**Task description:**
Your task is to copy the listing exactly, with the pictures left out.

**Material provided:**

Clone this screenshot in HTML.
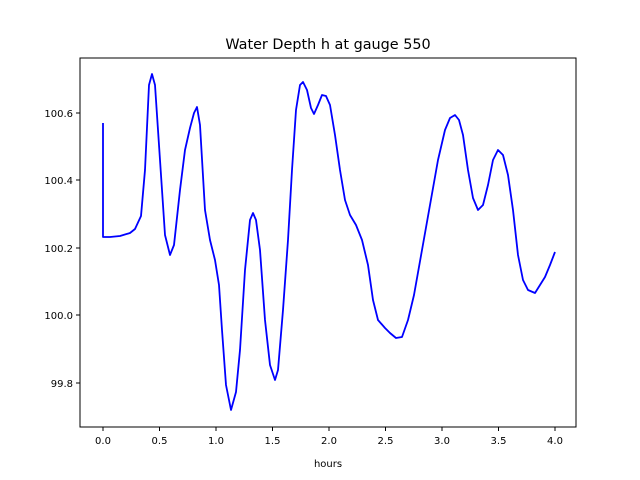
<!DOCTYPE html>
<html><head><meta charset="utf-8"><style>body{margin:0;background:#fff}svg{display:block}text{font-family:"DejaVu Sans","Liberation Sans",sans-serif;font-size:10px;fill:#000}</style></head><body>
<svg width="640" height="480" xmlns="http://www.w3.org/2000/svg">
<rect width="640" height="480" fill="#fff"/>
<text x="328" y="49" text-anchor="middle" style="font-size:14.4px">Water Depth h at gauge 550</text>
<polyline fill="none" stroke="#0000ff" stroke-width="1.8" stroke-linejoin="round" points="103,123 103,237 110,237 120,236 130,233 135,229 141,216 145,170 149,85 152,74 155,85 160,160 165,235 170,255 174,245 180,190 185,150 190,128 194,113 197,107 200,125 205,210 210,240 215,260 219,285 222,330 226,385 231,410 236,392 240,350 245,270 250,220 253,213 256,220 260,250 265,320 270,365 275,380 278,370 283,310 288,240 292,170 296,110 300,85 303,82 307,90 311,108 314,114 318,105 322,95 326,96 330,105 335,135 340,170 345,200 350,215 356,225 362,240 368,265 373,300 378,320 385,328 390,333 396,338 402,337 408,320 414,295 422,250 430,205 438,160 445,130 450,118 455,115 459,120 463,135 468,170 473,198 478,210 483,205 488,185 493,160 498,150 503,155 508,175 513,210 518,255 523,280 528,290 535,293 540,285 545,277 550,265 555,252"/>
<rect x="80" y="58" width="496" height="369" fill="none" stroke="#000" stroke-width="1"/>
<g stroke="#000">
<line x1="103" y1="427" x2="103" y2="431"/><line x1="159.5" y1="427" x2="159.5" y2="431"/><line x1="216" y1="427" x2="216" y2="431"/><line x1="272.5" y1="427" x2="272.5" y2="431"/><line x1="329" y1="427" x2="329" y2="431"/><line x1="385.5" y1="427" x2="385.5" y2="431"/><line x1="442" y1="427" x2="442" y2="431"/><line x1="498.5" y1="427" x2="498.5" y2="431"/><line x1="555" y1="427" x2="555" y2="431"/>
<line x1="76" y1="383" x2="80" y2="383"/><line x1="76" y1="315" x2="80" y2="315"/><line x1="76" y1="248" x2="80" y2="248"/><line x1="76" y1="180" x2="80" y2="180"/><line x1="76" y1="113" x2="80" y2="113"/>
</g>
<g text-anchor="middle">
<text x="103" y="444">0.0</text><text x="159.5" y="444">0.5</text><text x="216" y="444">1.0</text><text x="272.5" y="444">1.5</text><text x="329" y="444">2.0</text><text x="385.5" y="444">2.5</text><text x="442" y="444">3.0</text><text x="498.5" y="444">3.5</text><text x="555" y="444">4.0</text>
<text x="328" y="467">hours</text>
</g>
<g text-anchor="end">
<text x="73" y="387">99.8</text><text x="73" y="319">100.0</text><text x="73" y="252">100.2</text><text x="73" y="184">100.4</text><text x="73" y="117">100.6</text>
</g>
</svg>
</body></html>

**Full answer:**
Clone this screenshot in HTML.
<!DOCTYPE html>
<html><head><meta charset="utf-8"><style>body{margin:0;background:#fff}svg{display:block}text{font-family:"DejaVu Sans","Liberation Sans",sans-serif;font-size:10px;fill:#000}</style></head><body>
<svg width="640" height="480" xmlns="http://www.w3.org/2000/svg">
<rect width="640" height="480" fill="#fff"/>
<text x="328" y="49" text-anchor="middle" style="font-size:14.4px">Water Depth h at gauge 550</text>
<polyline fill="none" stroke="#0000ff" stroke-width="1.8" stroke-linejoin="round" points="103,123 103,237 110,237 120,236 130,233 135,229 141,216 145,170 149,85 152,74 155,85 160,160 165,235 170,255 174,245 180,190 185,150 190,128 194,113 197,107 200,125 205,210 210,240 215,260 219,285 222,330 226,385 231,410 236,392 240,350 245,270 250,220 253,213 256,220 260,250 265,320 270,365 275,380 278,370 283,310 288,240 292,170 296,110 300,85 303,82 307,90 311,108 314,114 318,105 322,95 326,96 330,105 335,135 340,170 345,200 350,215 356,225 362,240 368,265 373,300 378,320 385,328 390,333 396,338 402,337 408,320 414,295 422,250 430,205 438,160 445,130 450,118 455,115 459,120 463,135 468,170 473,198 478,210 483,205 488,185 493,160 498,150 503,155 508,175 513,210 518,255 523,280 528,290 535,293 540,285 545,277 550,265 555,252"/>
<rect x="80" y="58" width="496" height="369" fill="none" stroke="#000" stroke-width="1"/>
<g stroke="#000">
<line x1="103" y1="427" x2="103" y2="431"/><line x1="159.5" y1="427" x2="159.5" y2="431"/><line x1="216" y1="427" x2="216" y2="431"/><line x1="272.5" y1="427" x2="272.5" y2="431"/><line x1="329" y1="427" x2="329" y2="431"/><line x1="385.5" y1="427" x2="385.5" y2="431"/><line x1="442" y1="427" x2="442" y2="431"/><line x1="498.5" y1="427" x2="498.5" y2="431"/><line x1="555" y1="427" x2="555" y2="431"/>
<line x1="76" y1="383" x2="80" y2="383"/><line x1="76" y1="315" x2="80" y2="315"/><line x1="76" y1="248" x2="80" y2="248"/><line x1="76" y1="180" x2="80" y2="180"/><line x1="76" y1="113" x2="80" y2="113"/>
</g>
<g text-anchor="middle">
<text x="103" y="444">0.0</text><text x="159.5" y="444">0.5</text><text x="216" y="444">1.0</text><text x="272.5" y="444">1.5</text><text x="329" y="444">2.0</text><text x="385.5" y="444">2.5</text><text x="442" y="444">3.0</text><text x="498.5" y="444">3.5</text><text x="555" y="444">4.0</text>
<text x="328" y="467">hours</text>
</g>
<g text-anchor="end">
<text x="73" y="387">99.8</text><text x="73" y="319">100.0</text><text x="73" y="252">100.2</text><text x="73" y="184">100.4</text><text x="73" y="117">100.6</text>
</g>
</svg>
</body></html>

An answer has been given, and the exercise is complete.